Larger role in society
And part of governance is
confronting the escalating impact of environmental, social and political issues
associated with a company’s daily activities. Companies are now increasingly
conscious about the impacts of their operations—pollution, climate change,
unfair labor conditions, hunger, political unrest and human rights. Since the
demand of different stakeholders for more socially responsible operations are
relentlessly growing, companies are left with no choice but to accept and
integrate these concerns into their practices. Benchmarks and internal systems
have been developed to assess performance on the basis of the aforementioned
impacts. All of these initiatives are now described in one term—“corporate
social responsibility” or CSR.
Good for the bottom line
The positive correlationship
between good financial performance and CSR is now becoming clearer more than
ever. In fact, many economic researches reveal that financial markets are
rewarding or punishing companies based on their perceived social performance.
Companies are realizing that there may be temporary tradeoffs between CSR goals
and profitability, but on a long-term basis, there are greater opportunities
for competitive mileage from establishing a social value dimension into typical
corporate strategy. CSR initiatives enhance shareholder value by compelling
companies to properly manage the risks, evaluate new markets, monitor and
anticipate governmental and regulatory action while contributing to the
developmental and welfare needs of the societies where they operate. In sum,
CSR attracts more investors, the right employees, improves the company’s brand,
leads to a positive reputation and pushes overall market performance.
CSR abuses
But not everyone is impressed
with companies and their present “fixation” with CSR. Some financial analysts
and critics dismiss CSR as nothing more than a convenient public relations
strategy. Others argue that CSR is a mere ‘‘window dressing,” “greenwash” and a
pathetic attempt of companies to shirk from their legal responsibility by
showing acts of corporate kindness and benevolence to hide the truth behind
their misdeeds. Certain non-governmental organizations and cause-oriented
groups have, likewise, shared their view of CSR as an effective preemptive move
of companies to stop governments from acting as watchdogs over their
activities. In fact, ethical compliance stakeholders observed that in many
instances, CSR is even being used as a vehicle for graft and corruption in the
area of charitable donations and social performance endeavors. Donations are
being given left and right to social organizations that are chaired or managed
by government officials, their relatives or minions. CSR has become a political
accommodation.
Way forward
These criticisms must be taken
very seriously if companies are genuinely concerned with doing good.

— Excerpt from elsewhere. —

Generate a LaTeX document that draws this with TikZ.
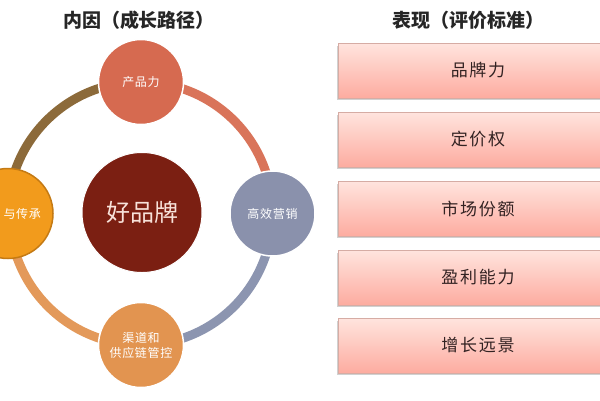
\documentclass[tikz,border=0pt]{standalone}
\usepackage{fontspec}
\usetikzlibrary{backgrounds}
\newfontfamily\cjk{Noto Sans CJK SC}
\definecolor{cTop}{RGB}{214,106,80}
\definecolor{cRight}{RGB}{138,145,172}
\definecolor{cBottom}{RGB}{226,148,80}
\definecolor{cLeft}{RGB}{242,155,28}
\definecolor{cLeftBd}{RGB}{196,122,20}
\definecolor{cCenter}{RGB}{123,31,18}
\definecolor{aTR}{RGB}{217,116,90}
\definecolor{aRB}{RGB}{140,149,176}
\definecolor{aBL}{RGB}{227,153,90}
\definecolor{aLT}{RGB}{140,106,58}
\definecolor{boxTop}{RGB}{255,228,222}
\definecolor{boxBot}{RGB}{253,172,160}
\definecolor{boxBd}{RGB}{214,172,164}
\definecolor{boxTxt}{RGB}{50,34,34}
\tikzset{
  ring/.style={line width=9pt},
  small/.style={circle, minimum size=85pt, inner sep=0pt, draw=white, line width=1.5pt, text=white, font=\cjk\fontsize{12}{15}\selectfont\addfontfeature{LetterSpace=6}, align=center},
  evalbox/.style={rectangle, minimum width=280pt, minimum height=55pt, inner sep=0pt, draw=boxBd, line width=0.6pt, top color=boxTop, bottom color=boxBot, text=boxTxt, font=\cjk\fontsize{17}{20}\selectfont\addfontfeature{LetterSpace=10}},
  title/.style={font=\cjk\bfseries\fontsize{19}{22}\selectfont, text=black!85}
}
\begin{document}
\begin{tikzpicture}[x=1pt,y=-1pt]
\useasboundingbox (0,0) rectangle (600,400);
\begin{scope}
\clip (0,0) rectangle (600,400);
% titles
\node[title] (t1) at (139,20) {内因（成长路径）};
\node[title] (t2) at (468,20) {表现（评价标准）};
% circles
\node[small, fill=cTop] (top) at (141,82) {产品力};
\node[small, fill=cRight] (right) at (272.5,213.5) {高效营销};
\node[small, fill=cBottom] (bottom) at (141,345) {渠道和\\供应链管控};
\node[small, fill=cLeft, draw=cLeftBd, minimum size=90pt] (left) at (8,213.5) {};
\node[text=white, font=\cjk\fontsize{12}{15}\selectfont\addfontfeature{LetterSpace=6}, anchor=west] (lt) at (0,213.5) {与传承};
\node[circle, minimum size=120pt, inner sep=0pt, fill=cCenter, draw=white, line width=1pt, text={rgb,255:red,248;green,226;blue,218}, font=\cjk\fontsize{24}{28}\selectfont] (brand) at (142,212.5) {好品牌};
% arcs behind circles
\begin{scope}[on background layer]
\fill[white] (0,0) rectangle (600,400);
\draw[ring, aTR] (top.center) arc[start angle=270, end angle=360, radius=131.5];
\draw[ring, aRB] (right.center) arc[start angle=0, end angle=90, radius=131.5];
\draw[ring, aBL] (bottom.center) arc[start angle=90, end angle=180, radius=131.5];
\draw[ring, aLT] (left.center) arc[start angle=180, end angle=270, radius=131.5];
\end{scope}
% boxes
\foreach \y/\t/\n in {70.5/品牌力/b1, 139.5/定价权/b2, 208.5/市场份额/b3, 277.5/盈利能力/b4, 345.5/增长远景/b5}{
  \fill[black, opacity=0.18] (337,\y-27.5+2.5) rectangle (620,\y+27.5+2);
  \node[evalbox] (\n) at (478,\y) {\t};
}
\end{scope}
\end{tikzpicture}
\end{document}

Process and governance-wise, companies must rigorously develop their respective
assurance frameworks where there are common parameters to measure CSR goals,
simple processes in place to achieve benchmarks, internal auditing and
probably, a system where these goals can be externally verified by
independent and reputable accredited bodies.

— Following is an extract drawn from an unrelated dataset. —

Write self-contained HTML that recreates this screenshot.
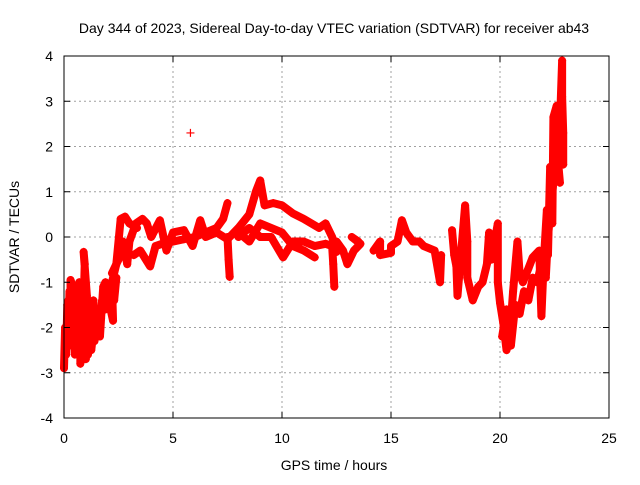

With CSR continuing to be a
critical business issue, it is to be expected that companies shall face the
challenge of proving to their investors, employees, customers and the general
public that they strive to create value for both their shareholders and society
in general. Striking that delicate balance is key. From philanthropy to
being a real vehicle for social and economic change, this should direct how a
company’s CSR platform should be measured. After all, there is always a large
room in the marketplace for responsible and ethical firms.